> _Written task_: Gather, from the data below, each line in which the word "this" occurs.

> _Dataset records_:
*****

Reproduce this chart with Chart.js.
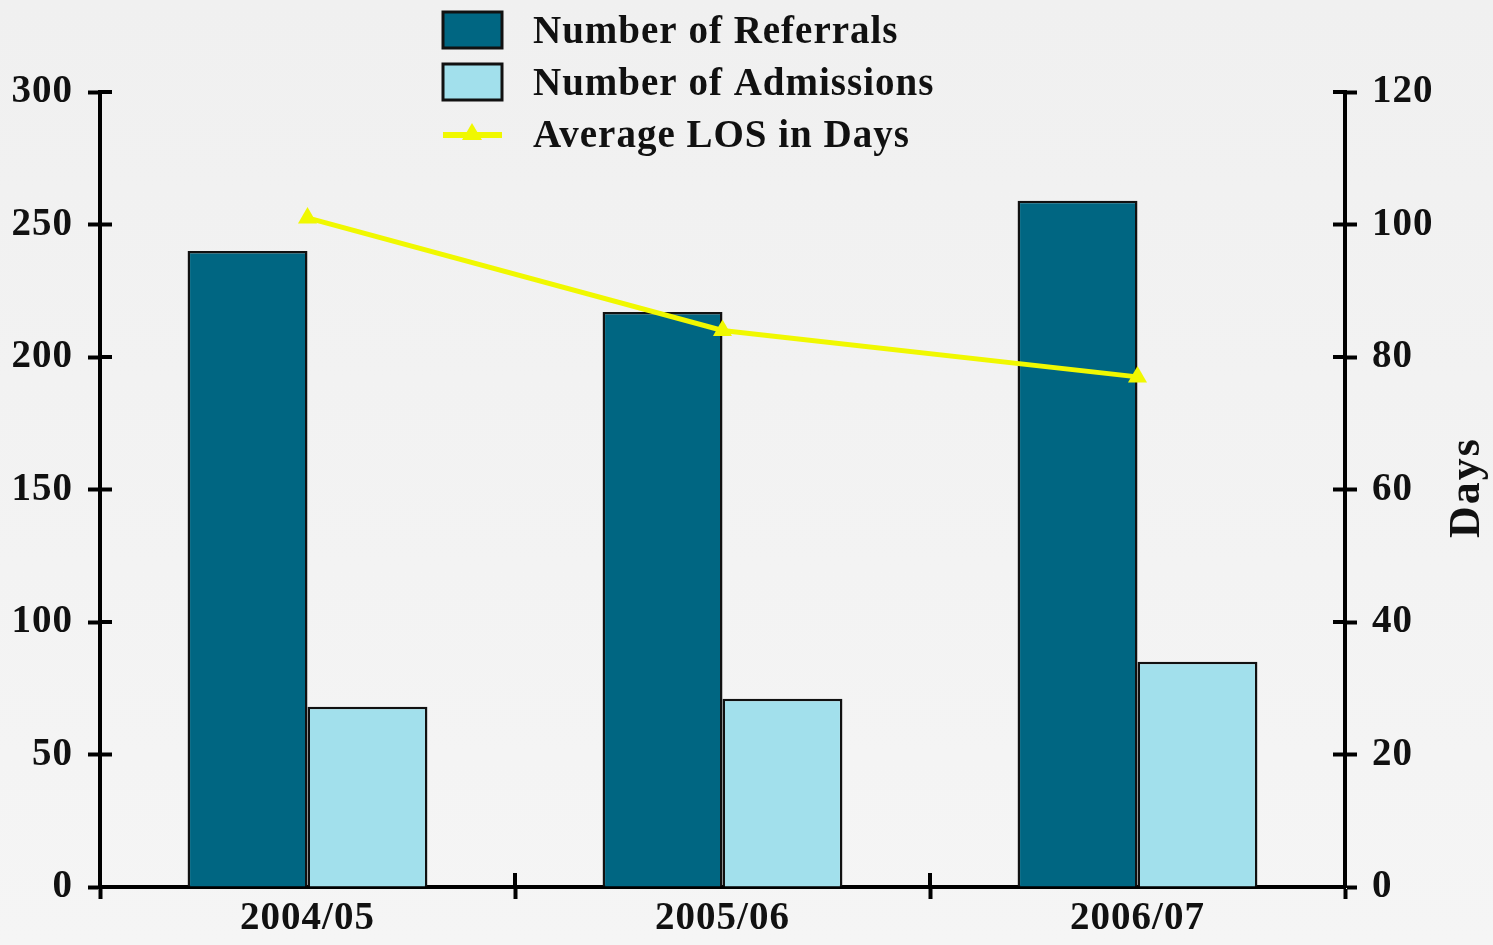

*****

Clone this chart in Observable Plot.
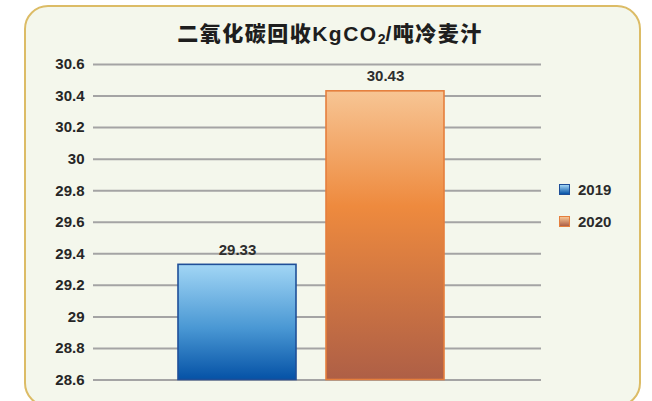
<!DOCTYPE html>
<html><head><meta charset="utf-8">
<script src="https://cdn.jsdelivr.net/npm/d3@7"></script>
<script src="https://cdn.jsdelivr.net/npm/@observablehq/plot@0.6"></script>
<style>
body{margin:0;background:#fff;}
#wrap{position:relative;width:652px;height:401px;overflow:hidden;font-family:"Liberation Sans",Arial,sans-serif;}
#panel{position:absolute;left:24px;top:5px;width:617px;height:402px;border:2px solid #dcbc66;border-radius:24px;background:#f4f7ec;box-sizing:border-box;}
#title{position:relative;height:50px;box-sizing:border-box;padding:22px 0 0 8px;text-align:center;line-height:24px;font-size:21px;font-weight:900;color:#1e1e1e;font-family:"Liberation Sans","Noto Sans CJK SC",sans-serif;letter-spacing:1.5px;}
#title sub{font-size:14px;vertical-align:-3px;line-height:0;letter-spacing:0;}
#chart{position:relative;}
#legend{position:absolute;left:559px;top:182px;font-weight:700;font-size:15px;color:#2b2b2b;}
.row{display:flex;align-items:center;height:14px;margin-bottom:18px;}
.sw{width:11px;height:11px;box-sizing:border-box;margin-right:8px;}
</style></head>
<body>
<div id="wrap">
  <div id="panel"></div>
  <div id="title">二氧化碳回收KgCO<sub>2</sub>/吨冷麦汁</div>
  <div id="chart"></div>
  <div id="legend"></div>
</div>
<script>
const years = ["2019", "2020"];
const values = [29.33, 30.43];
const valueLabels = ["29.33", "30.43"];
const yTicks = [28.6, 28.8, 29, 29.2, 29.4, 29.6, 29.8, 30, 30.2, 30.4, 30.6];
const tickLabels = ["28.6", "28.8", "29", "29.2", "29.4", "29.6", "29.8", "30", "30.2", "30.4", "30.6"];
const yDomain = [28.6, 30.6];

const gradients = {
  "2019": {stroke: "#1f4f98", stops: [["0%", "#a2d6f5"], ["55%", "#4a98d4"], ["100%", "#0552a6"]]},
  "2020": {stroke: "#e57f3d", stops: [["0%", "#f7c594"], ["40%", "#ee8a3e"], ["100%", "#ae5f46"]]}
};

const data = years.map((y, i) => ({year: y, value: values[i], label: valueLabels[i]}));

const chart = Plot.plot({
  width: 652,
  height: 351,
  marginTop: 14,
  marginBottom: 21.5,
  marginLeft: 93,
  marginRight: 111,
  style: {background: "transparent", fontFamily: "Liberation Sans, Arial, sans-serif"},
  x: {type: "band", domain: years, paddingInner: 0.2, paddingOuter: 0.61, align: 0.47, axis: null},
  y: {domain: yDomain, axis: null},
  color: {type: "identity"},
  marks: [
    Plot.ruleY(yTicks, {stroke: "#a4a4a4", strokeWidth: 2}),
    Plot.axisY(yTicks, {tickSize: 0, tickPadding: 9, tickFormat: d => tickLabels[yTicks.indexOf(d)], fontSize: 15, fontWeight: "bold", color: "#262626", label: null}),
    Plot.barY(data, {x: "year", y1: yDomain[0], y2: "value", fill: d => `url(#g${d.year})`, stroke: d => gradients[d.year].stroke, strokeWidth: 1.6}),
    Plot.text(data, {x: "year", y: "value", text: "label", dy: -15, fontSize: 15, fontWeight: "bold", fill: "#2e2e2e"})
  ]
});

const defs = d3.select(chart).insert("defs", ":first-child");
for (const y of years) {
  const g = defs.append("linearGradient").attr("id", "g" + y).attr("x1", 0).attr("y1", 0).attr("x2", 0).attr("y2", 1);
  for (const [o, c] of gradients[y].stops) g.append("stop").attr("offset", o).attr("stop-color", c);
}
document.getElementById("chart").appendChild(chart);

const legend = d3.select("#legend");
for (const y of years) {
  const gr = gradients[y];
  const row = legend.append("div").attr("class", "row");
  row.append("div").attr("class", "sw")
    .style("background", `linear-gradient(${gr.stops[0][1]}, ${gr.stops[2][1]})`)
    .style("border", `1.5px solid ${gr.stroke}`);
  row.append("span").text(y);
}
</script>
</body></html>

*****

> _The response_:
Reproduce this chart with Chart.js.
Clone this chart in Observable Plot.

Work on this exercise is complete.